EU slams Trump’s forced labor tariff as ‘unjustified’

It’s one of two sprawling trade investigations the administration launched this spring, under Section 301 of the Trade Act of 1974, in an effort to restore U.S. President Donald Trump’s global tariffs struck down by the U.S. Supreme Court in February. A 10 percent interim tariff now in force is due to apply in July, and the Section 301 tariff would follow.

Bernd Lange, the influential chair of the European Parliament’s trade committee, said that Washington was “desperately searching for new legal grounds to sustain its tariff policy” following its Supreme Court defeat.

“Accusing the EU of not doing enough against forced labour is absurd,” Lange wrote in a post on X. “The EU has adopted the world’s most stringent rules against products made with forced labour. This looks very much like trying to make the facts fit a legal justification for tariffs that has already been decided.”

Shared objective

Gill stressed that the EU had adopted in 2024 a regulation banning products made with forced labor, and that this shared objective of “elimination of forced labour in supply chains” was also listed in the EU-U.S. joint statement from last August that elaborated the Turnberry accord. 

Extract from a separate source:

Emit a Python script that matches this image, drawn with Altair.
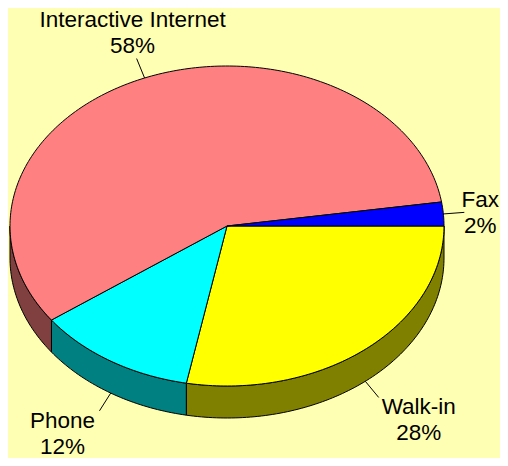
import math
import altair as alt
import pandas as pd

# ---- data ----
names = ["Walk-in", "Phone", "Interactive Internet", "Fax"]
shares = [28.0, 12.0, 57.6, 2.4]          # percent, clockwise from 3 o'clock
top_colors = ["#FFFF00", "#00FFFF", "#FF8080", "#0000FF"]
side_colors = ["#808000", "#008080", "#804040", "#000080"]

# ---- style / geometry of the tilted pie ----
RX, RY, DEPTH = 217.0, 160.0, 32.0
LEADER = 21.0
LINE_H = 26
label_offsets = {  # screen px offsets of the label block centre from leader end
    "Interactive Internet": (-4, -26),
    "Fax": (16, 1),
    "Walk-in": (40, 23),
    "Phone": (-37, 23),
}

def pt(phi_deg, drop=0.0):
    a = math.radians(phi_deg)
    return RX * math.cos(a), -(RY * math.sin(a)) - drop

total = sum(shares)
top_rows, side_rows, lead_rows, text_rows = [], [], [], []
start = 0.0
for name, v in zip(names, shares):
    span = 360.0 * v / total
    a, b = start, start + span
    n = max(2, int(span) + 1)
    # top wedge
    i = 0
    top_rows.append(dict(name=name, i=i, x=0.0, y=0.0)); i += 1
    for k in range(n + 1):
        x, y = pt(a + span * k / n)
        top_rows.append(dict(name=name, i=i, x=x, y=y)); i += 1
    top_rows.append(dict(name=name, i=i, x=0.0, y=0.0))
    # visible side wall (front half)
    sa, sb = max(a, 0.0), min(b, 180.0)
    if sb > sa:
        m = max(2, int(sb - sa) + 1)
        j = 0
        for k in range(m + 1):
            x, y = pt(sa + (sb - sa) * k / m)
            side_rows.append(dict(name=name, i=j, x=x, y=y)); j += 1
        for k in range(m, -1, -1):
            x, y = pt(sa + (sb - sa) * k / m, DEPTH)
            side_rows.append(dict(name=name, i=j, x=x, y=y)); j += 1
        x, y = pt(sa)
        side_rows.append(dict(name=name, i=j, x=x, y=y))
    # leader + label
    mid = (a + b) / 2
    front = math.sin(math.radians(mid)) > 0
    x0, y0 = pt(mid, DEPTH if front else 0.0)
    ux, uy = math.cos(math.radians(mid)), -math.sin(math.radians(mid))
    x1, y1 = x0 + LEADER * ux, y0 + LEADER * uy
    lead_rows.append(dict(name=name, x=x0, y=y0, x2=x1, y2=y1))
    dx, dy = label_offsets[name]
    # first line is anchored; shift up half a line to centre the two-line block
    text_rows.append(dict(name=name, x=x1 + dx, y=y1 - dy + LINE_H / 2,
                          label=f"{name}\n{round(v)}%"))
    start = b

top_df = pd.DataFrame(top_rows)
side_df = pd.DataFrame(side_rows)
lead_df = pd.DataFrame(lead_rows)
text_df = pd.DataFrame(text_rows)

W, H = 492, 450
X0, YTOP = -219, 218
xs = alt.Scale(domain=[X0, X0 + W], nice=False, zero=False)
ys = alt.Scale(domain=[YTOP - H, YTOP], nice=False, zero=False)

sides = alt.Chart(side_df).mark_line(stroke="black", strokeWidth=1, strokeJoin="round").encode(
    x=alt.X("x:Q", scale=xs, axis=None),
    y=alt.Y("y:Q", scale=ys, axis=None),
    fill=alt.Fill("name:N", scale=alt.Scale(domain=names, range=side_colors), legend=None),
    detail="name:N",
    order="i:Q",
)

tops = alt.Chart(top_df).mark_line(stroke="black", strokeWidth=1, strokeJoin="round").encode(
    x=alt.X("x:Q", scale=xs, axis=None),
    y=alt.Y("y:Q", scale=ys, axis=None),
    fill=alt.Fill("name:N", scale=alt.Scale(domain=names, range=top_colors), legend=None),
    detail="name:N",
    order="i:Q",
)

leads = alt.Chart(lead_df).mark_rule(color="black", strokeWidth=1).encode(
    x=alt.X("x:Q", scale=xs, axis=None),
    y=alt.Y("y:Q", scale=ys, axis=None),
    x2="x2:Q",
    y2="y2:Q",
)

texts = alt.Chart(text_df).mark_text(
    font="Liberation Sans", fontSize=22.5, lineBreak="\n", lineHeight=LINE_H,
    align="center", baseline="middle", color="black",
).encode(
    x=alt.X("x:Q", scale=xs, axis=None),
    y=alt.Y("y:Q", scale=ys, axis=None),
    text="label:N",
)

chart = alt.layer(sides, tops, leads, texts).resolve_scale(fill="independent").properties(
    width=W, height=H, padding=0, autosize=alt.AutoSizeParams(type="none"),
).configure(background="#FFFFB3").configure_view(stroke=None)

chart.save("out.html", embed_options={"renderer": "svg", "actions": False})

The EU’s forced labor regulation will, however, only apply from Dec. 2027. This is the justification cited by the U.S. Trade Representative for applying a 10 percent tariff on goods coming from the bloc. 

“Although the European Union has adopted a forced labor import prohibition, the prohibition does not come into application until December 14, 2027,” it says in the report. “In light of the above, USTR finds that the European Union is failing to effectively enforce its forced labor import prohibition.”